▶ [Direction]
Only the lines from the top of the listing below to the line that has "va='baseline', clip_on=False, zorder=4)" should be echoed, with both ends kept and pictures left out.
::: Material to process :::
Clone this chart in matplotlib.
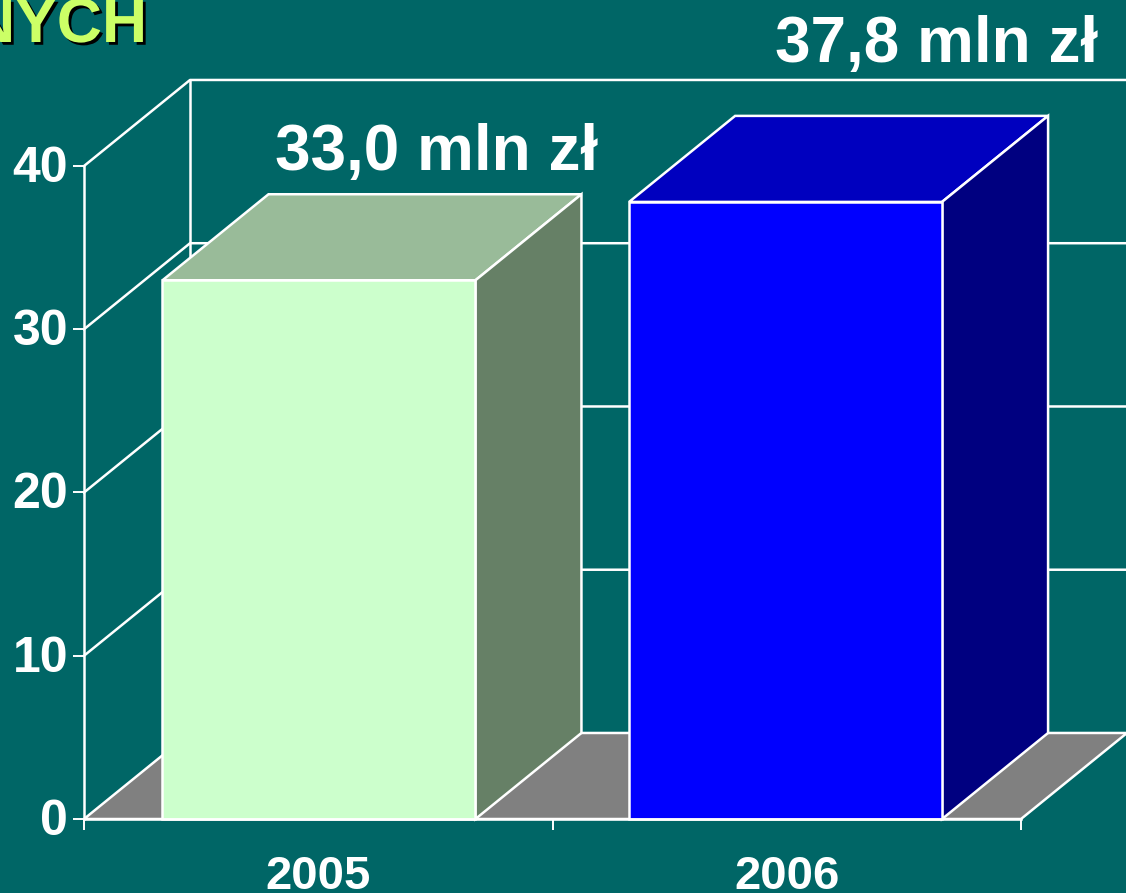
import matplotlib
matplotlib.use('Agg')
import matplotlib.pyplot as plt
import matplotlib.patheffects as pe
from matplotlib.patches import Polygon
from matplotlib.transforms import ScaledTranslation

plt.rcParams['font.family'] = ['Liberation Sans', 'DejaVu Sans']

years = ['2005', '2006']
values = [33.0, 37.8]
value_labels = ['33,0 mln zł', '37,8 mln zł']
y_ticks = [0, 10, 20, 30, 40]
front_colors = ['#CCFFCC', '#0000FF']
top_colors = ['#99BB99', '#0000BF']
side_colors = ['#668066', '#000080']

bg = '#006666'
white = '#FFFFFF'
lw = 1.8

# 3d look: depth of the box in data units
dx = 0.2263
dy = 5.27
bar_w = 0.668
bar_pos = [0.5015, 1.4975]
label_pos = [(0.753, 39.75), (1.82, 46.35)]

fig = plt.figure(figsize=(11.26, 8.93), dpi=100, facecolor=bg)
ax = fig.add_axes([84 / 1126, (893 - 819) / 893, 937 / 1126, 653 / 893], facecolor='none')
ax.set_xlim(0, 2)
ax.set_ylim(0, 40)

# floor
ax.add_patch(Polygon([(0, 0), (2, 0), (2 + dx, dy), (dx, dy)], closed=True, fc='#808080',
                     ec=white, lw=lw, clip_on=False, zorder=1))

# walls: grid lines go along the side wall and then along the back wall
for t in y_ticks[1:]:
    ax.plot([0, dx, 2 + dx], [t, t + dy, t + dy], color=white, lw=lw, clip_on=False, zorder=1)
ax.plot([dx, dx], [dy, 40 + dy], color=white, lw=lw, clip_on=False, zorder=1)

# bars
for i, v in enumerate(values):
    x0 = bar_pos[i] - bar_w / 2
    x1 = x0 + bar_w
    ax.bar(bar_pos[i], v, width=bar_w, color=front_colors[i], edgecolor=white, linewidth=lw,
           zorder=3, clip_on=False)
    ax.add_patch(Polygon([(x0, v), (x1, v), (x1 + dx, v + dy), (x0 + dx, v + dy)], closed=True,
                         fc=top_colors[i], ec=white, lw=lw, clip_on=False, zorder=2))
    ax.add_patch(Polygon([(x1, 0), (x1 + dx, dy), (x1 + dx, v + dy), (x1, v)], closed=True,
                         fc=side_colors[i], ec=white, lw=lw, clip_on=False, zorder=2))
    ax.text(label_pos[i][0], label_pos[i][1], value_labels[i], color=white, fontsize=46,
            fontweight='bold', ha='center', va='baseline', clip_on=False, zorder=4)

for s in ['top', 'right']:
    ax.spines[s].set_visible(False)
for s in ['left', 'bottom']:
    ax.spines[s].set_color(white)
    ax.spines[s].set_linewidth(lw)
    ax.spines[s].set_zorder(5)

ax.set_yticks(y_ticks)
ax.set_xticks([0, 1, 2])
ax.set_xticklabels([])
ax.set_xticks([0.5, 1.5], minor=True)
ax.set_xticklabels(years, minor=True)
ax.tick_params(axis='both', which='major', color=white, length=8, width=1.4)
ax.tick_params(axis='x', which='minor', length=0, pad=26, labelcolor=white, labelsize=34)
ax.tick_params(axis='y', labelcolor=white, labelsize=36, pad=3.5)
for lab in ax.get_xticklabels(minor=True):
    lab.set_fontweight('bold')
nudge = ScaledTranslation(0, 2 / 100, fig.dpi_scale_trans)
for lab in ax.get_yticklabels():
    lab.set_fontweight('bold')
    lab.set_transform(lab.get_transform() + nudge)

# what is left of the slide title, cut by the top edge
fig.text(147 / 1126, 1 - 42 / 893, 'NYCH', color='#CCFF66', fontsize=45, fontweight='bold',
         ha='right', va='baseline',
         path_effects=[pe.withSimplePatchShadow(offset=(2, -2), shadow_rgbFace='#000000', alpha=1)])

fig.savefig('out.png', dpi=100, facecolor=bg)
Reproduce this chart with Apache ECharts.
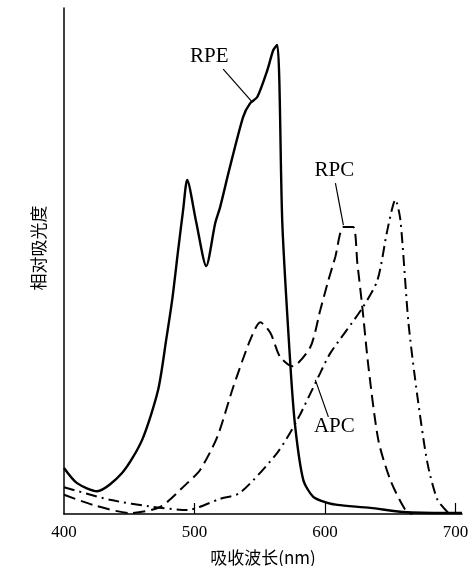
<!DOCTYPE html>
<html><head><meta charset="utf-8">
<script src="https://cdn.jsdelivr.net/npm/echarts@6/dist/echarts.min.js"></script>
<style>html,body{margin:0;padding:0;background:#fff}#c{width:473px;height:566px}</style>
</head><body><div id="c"></div>
<script>
// wavelength (nm), relative absorbance (arbitrary 0-100)
const rpeWave = [400,410,425.3,444.5,459.8,472.1,478.3,482.9,487.5,491.3,494.4,501.3,509,515.9,519.7,526.6,537.3,542.7,548.1,555.8,560.4,563.4,565.0,567.3,573.4,577.2,583.4,591,601.8,609.5,634.8,660.1,693.9,705];
const rpeAbs  = [9.1,6.1,4.5,8.1,14.6,24.5,34.4,42.3,52.2,60.1,66.0,57.7,49.0,57.5,60.7,68.0,78.5,81.2,82.4,87.7,91.7,92.7,85.8,57.5,29.8,17.2,6.7,3.4,2.2,1.8,1.2,0.4,0.2,0.2];
const rpcWave = [400,422.3,450.6,473.7,494.4,504.3,517.4,529.7,542.7,550.4,558.1,565.7,575,588.8,596.4,602.6,607.9,614.1,621.7,624.8,628.6,633.3,640.9,650.1,661.6,667];
const rpcAbs  = [3.8,1.8,0.2,1.4,6.1,8.7,15.2,25.1,34.4,37.9,35.8,31.0,29.2,33.0,40.3,46.2,50.8,56.7,56.7,49.6,40.9,29.1,14.6,6.7,0.8,0];
const apcWave = [400,435.3,468.3,494.4,519.7,535,563.4,578.8,596.4,604.1,628.6,640.2,647.8,654,657.8,664,670.9,678.5,686.2,694.6];
const apcAbs  = [5.3,2.8,1.4,0.8,3.0,4.2,12.1,18.6,27.9,31.8,40.7,46.2,56.1,62.1,58.1,37.7,23.1,10.1,2.8,0.2];
const xTicks = [400,500,600,700];
// annotation labels: [text, textPos, leaderStart, leaderEnd] in data coords
const labels = [
  ['RPE',[511.3,90.5],[522.0,87.9],[544.3,81.4]],
  ['RPC',[607.2,67.8],[608.0,65.4],[614.1,57.1]],
  ['APC',[607.2,17.2],[592.6,26.5],[602.6,19.2]]
];
const zip=(a,b)=>a.map((v,i)=>[v,b[i]]);
const chart = echarts.init(document.getElementById('c'));
const serif = 'Liberation Serif';
chart.setOption({
  animation:false,
  grid:{left:64,right:11,top:8,bottom:52,containLabel:false,outerBoundsMode:'none'},
  xAxis:{type:'value',min:400,max:705,interval:100,
    axisLine:{lineStyle:{color:'#000',width:1.5}},
    axisTick:{inside:true,length:11,lineStyle:{color:'#000',width:1.2},
      customValues:xTicks.slice(1)},
    axisLabel:{color:'#000',fontFamily:serif,fontSize:17,margin:10,
      customValues:xTicks,formatter:v=>String(v)},
    splitLine:{show:false},
    name:'吸收波长(nm)',nameLocation:'middle',nameGap:35,
    nameTextStyle:{color:'#000',fontFamily:'Noto Sans CJK SC',fontSize:17}
  },
  yAxis:{type:'value',min:0,max:100,
    axisLine:{show:true,lineStyle:{color:'#000',width:1.5}},
    axisTick:{show:false},axisLabel:{show:false},splitLine:{show:false},
    name:'相对吸光度',nameLocation:'middle',nameGap:17,
    nameTextStyle:{color:'#000',fontFamily:'Noto Sans CJK SC',fontSize:17,padding:[0,0,0,26]}
  },
  series:[
    {type:'line',data:zip(rpeWave,rpeAbs),showSymbol:false,smooth:0.25,
      lineStyle:{color:'#000',width:2.4,type:'solid'}},
    {type:'line',data:zip(rpcWave,rpcAbs),showSymbol:false,smooth:0.25,
      lineStyle:{color:'#000',width:2,type:[12,6]}},
    {type:'line',data:zip(apcWave,apcAbs),showSymbol:false,smooth:0.25,
      lineStyle:{color:'#000',width:2,type:[11,5,2,5]}}
  ]
});
const g=[];
labels.forEach(l=>{
  const t=chart.convertToPixel({gridIndex:0},l[1]);
  const a=chart.convertToPixel({gridIndex:0},l[2]);
  const b=chart.convertToPixel({gridIndex:0},l[3]);
  g.push({type:'text',x:t[0],y:t[1],style:{text:l[0],fill:'#000',font:'21px "Liberation Serif"',align:'center',verticalAlign:'middle'}});
  g.push({type:'line',shape:{x1:a[0],y1:a[1],x2:b[0],y2:b[1]},style:{stroke:'#000',lineWidth:1.2}});
});
chart.setOption({graphic:g});
</script></body></html>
:::
▶ [Task solution]
Clone this chart in matplotlib.
import matplotlib
matplotlib.use('Agg')
import matplotlib.pyplot as plt
import matplotlib.patheffects as pe
from matplotlib.patches import Polygon
from matplotlib.transforms import ScaledTranslation

plt.rcParams['font.family'] = ['Liberation Sans', 'DejaVu Sans']

years = ['2005', '2006']
values = [33.0, 37.8]
value_labels = ['33,0 mln zł', '37,8 mln zł']
y_ticks = [0, 10, 20, 30, 40]
front_colors = ['#CCFFCC', '#0000FF']
top_colors = ['#99BB99', '#0000BF']
side_colors = ['#668066', '#000080']

bg = '#006666'
white = '#FFFFFF'
lw = 1.8

# 3d look: depth of the box in data units
dx = 0.2263
dy = 5.27
bar_w = 0.668
bar_pos = [0.5015, 1.4975]
label_pos = [(0.753, 39.75), (1.82, 46.35)]

fig = plt.figure(figsize=(11.26, 8.93), dpi=100, facecolor=bg)
ax = fig.add_axes([84 / 1126, (893 - 819) / 893, 937 / 1126, 653 / 893], facecolor='none')
ax.set_xlim(0, 2)
ax.set_ylim(0, 40)

# floor
ax.add_patch(Polygon([(0, 0), (2, 0), (2 + dx, dy), (dx, dy)], closed=True, fc='#808080',
                     ec=white, lw=lw, clip_on=False, zorder=1))

# walls: grid lines go along the side wall and then along the back wall
for t in y_ticks[1:]:
    ax.plot([0, dx, 2 + dx], [t, t + dy, t + dy], color=white, lw=lw, clip_on=False, zorder=1)
ax.plot([dx, dx], [dy, 40 + dy], color=white, lw=lw, clip_on=False, zorder=1)

# bars
for i, v in enumerate(values):
    x0 = bar_pos[i] - bar_w / 2
    x1 = x0 + bar_w
    ax.bar(bar_pos[i], v, width=bar_w, color=front_colors[i], edgecolor=white, linewidth=lw,
           zorder=3, clip_on=False)
    ax.add_patch(Polygon([(x0, v), (x1, v), (x1 + dx, v + dy), (x0 + dx, v + dy)], closed=True,
                         fc=top_colors[i], ec=white, lw=lw, clip_on=False, zorder=2))
    ax.add_patch(Polygon([(x1, 0), (x1 + dx, dy), (x1 + dx, v + dy), (x1, v)], closed=True,
                         fc=side_colors[i], ec=white, lw=lw, clip_on=False, zorder=2))
    ax.text(label_pos[i][0], label_pos[i][1], value_labels[i], color=white, fontsize=46,
            fontweight='bold', ha='center', va='baseline', clip_on=False, zorder=4)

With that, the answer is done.